Dalam oretan sebelumnya, saya menggambarkan korupsi bak tumor ganas yang bisa saja mematikan seluruh sendi-sendi kehidupan. Tumor ganas akan tetap survive jika lingkungannya selalu mendukung dan memberi asupan, atau lingkungan yang apatis.
Hal ini sejalan dengan pernyataan Ketua Transparency International Delia Ferreira. Ia mengatakan, “People’s indifference is the best breeding ground for corruption to grow”. (Ketidakpedulian masyarakat adalah tempat berkembang biak terbaik bagi tumbuhnya korupsi).
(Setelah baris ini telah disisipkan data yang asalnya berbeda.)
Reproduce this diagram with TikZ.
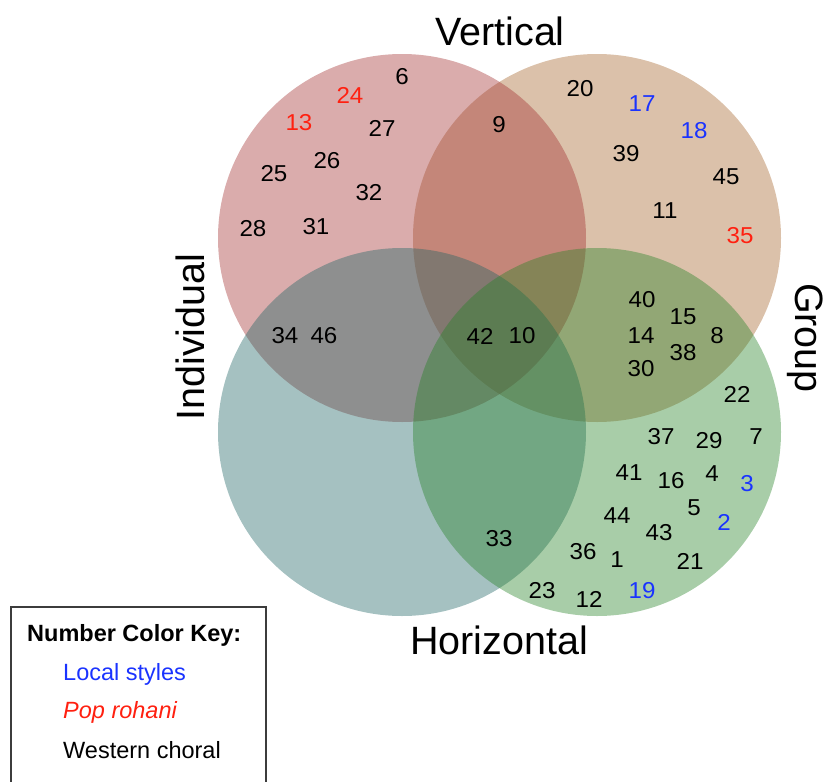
\documentclass[tikz,border=0pt]{standalone}
\usepackage{fontspec}
\setmainfont{Liberation Sans}
\definecolor{setred}{RGB}{162,47,47}
\definecolor{settan}{RGB}{165,100,42}
\definecolor{setteal}{RGB}{30,100,100}
\definecolor{setgreen}{RGB}{38,130,38}
\definecolor{locblue}{RGB}{26,51,255}
\definecolor{popred}{RGB}{255,32,16}
\definecolor{keyframe}{RGB}{60,60,60}
\begin{document}
\begin{tikzpicture}[x=1pt,y=-1pt,
  setdisc/.style={circle,minimum size=368pt,inner sep=0pt,fill opacity=0.4,draw=none},
  num/.style={font=\fontsize{23}{27}\selectfont,inner sep=0pt,xscale=1.05},
  loc/.style={num,text=locblue},
  pop/.style={num,text=popred},
  setlabel/.style={font=\fontsize{39.5}{46}\selectfont,inner sep=0pt},
  keytext/.style={font=\fontsize{23.5}{28}\selectfont,inner sep=0pt,anchor=base west}]
\useasboundingbox (0,0) rectangle (825,782);
\clip (0,0) rectangle (825,782);

% the four sets
\node[setdisc,fill=settan]   (groupvert) at (597,238) {};
\node[setdisc,fill=setred]   (indivvert) at (402,238) {};
\node[setdisc,fill=setteal]  (indivhor)  at (402,432) {};
\node[setdisc,fill=setgreen] (grouphor)  at (597,432) {};

% set labels
\node[setlabel] (lvert) at (500,31) {Vertical};
\node[setlabel] (lhor) at (499,640) {Horizontal};
\node[setlabel,rotate=90] (lind) at (190,337) {Individual};
\node[setlabel,rotate=-90] (lgrp) at (805,338) {Group};

% individual / vertical
\node[num] (n6) at (402,77) {6};
\node[pop] (n24) at (350,95) {24};
\node[pop] (n13) at (299,123) {13};
\node[num] (n27) at (382,128) {27};
\node[num] (n26) at (327,161) {26};
\node[num] (n25) at (274,174) {25};
\node[num] (n32) at (369,193) {32};
\node[num] (n28) at (253,229) {28};
\node[num] (n31) at (316,227) {31};
\node[num] (n9) at (499,125) {9};

% group / vertical
\node[num] (n20) at (580,89) {20};
\node[loc] (n17) at (642,104) {17};
\node[loc] (n18) at (694,131) {18};
\node[num] (n39) at (626,154) {39};
\node[num] (n45) at (726,177) {45};
\node[num] (n11) at (665,211) {11};
\node[pop] (n35) at (740,236) {35};

% middle band
\node[num] (n34) at (285,336) {34};
\node[num] (n46) at (324,336) {46};
\node[num] (n42) at (480,336) {42};
\node[num] (n10) at (522,336) {10};
\node[num] (n40) at (642,300) {40};
\node[num] (n15) at (683,317) {15};
\node[num] (n14) at (641,336) {14};
\node[num] (n8) at (717,336) {8};
\node[num] (n38) at (683,353) {38};
\node[num] (n30) at (641,369) {30};

% group / horizontal
\node[num] (n22) at (737,394) {22};
\node[num] (n37) at (661,437) {37};
\node[num] (n29) at (709,441) {29};
\node[num] (n7) at (756,437) {7};
\node[num] (n41) at (629,473) {41};
\node[num] (n16) at (671,481) {16};
\node[num] (n4) at (712,474) {4};
\node[loc] (n3) at (747,484) {3};
\node[num] (n44) at (617,516) {44};
\node[num] (n5) at (694,508) {5};
\node[loc] (n2) at (724,522) {2};
\node[num] (n43) at (659,533) {43};
\node[num] (n33) at (499,539) {33};
\node[num] (n36) at (583,552) {36};
\node[num] (n1) at (617,560) {1};
\node[num] (n21) at (690,561) {21};
\node[num] (n23) at (542,591) {23};
\node[num] (n12) at (589,599) {12};
\node[loc] (n19) at (642,591) {19};

% colour key
\draw[keyframe,line width=1.3pt] (11,607) rectangle (266,820);
\node[keytext,font=\fontsize{23.5}{28}\selectfont\bfseries] (keyhead) at (27,641) {Number Color Key:};
\node[keytext,text=locblue] (keyloc) at (63,680) {Local styles};
\node[keytext,text=popred,font=\fontsize{23.5}{28}\selectfont\itshape] (keypop) at (63,718) {Pop rohani};
\node[keytext] (keywest) at (63,758) {Western choral};
\end{tikzpicture}
\end{document}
Saya pun setuju dengan Delia Ferreira.
Jika masyarakat apatis untuk mengawal seluruh pembangunan di desa termasuk beragam modus korupsinya, maka salah satu pihak yang diharapkan adalah BPD. Jika pandangan nya begitu, maka permintaan Kajari Robert di atas wajib didukung. Kita harus sepakat untuk menyerukan, BPD jangan hanya makan gaji buta.
Sebab kita tahu bersama bahwa salah tugas BPD adalah melaksanakan pengawasan terhadap kinerja kepala desa. Perintah ini tercantum dalam Pasal 32, poin 10, Permendagri Nomor 110 Tahun 2016.
Apalagi anggota BPD ialah wakil dari penduduk desa bersangkutan berdasarkan keterwakilan wilayah yang ditetapkan dengan cara musyawarah dan mufakat. Posisinya tentu saja strategis dalam pembangunan di desa.
BPD tentu saja punya hak untuk menyampaikan usul dan/atau pendapat, serta mengajukan pertanyaaan. Hak ini jelas sudah diatur dalam poin 2 dan 3, Pasal 55 ayat (1) Permendagri Nomor 110 Tahun 2016.
Lantas mengapa BPD jarang menjalankan fungsinya (walaupun tidak semua) dengan baik? Bukankah mereka sudah digaji oleh negara untuk menjalankan tugas dan tanggung jawabnya dalam pembangunan di desa?
Semestinya BPD harus berada di garda terdepan untuk mengawasi jalannya pembangunan di desa, sebab dia adalah wakil rakyat di desa. Instrumen yang digunakan dalam pengawasan tentu saja segala peraturan perundang-undangan terkait.
Jika BPD tidak menjalankan fungsi tersebut, maka tidak adalah salahnya kita menduga bahwa, pertama, Dia tidak mengerti fungsi dan perannya, kedua, Dia ikut terlibat dalam berbagai pusaran korupsi di desa.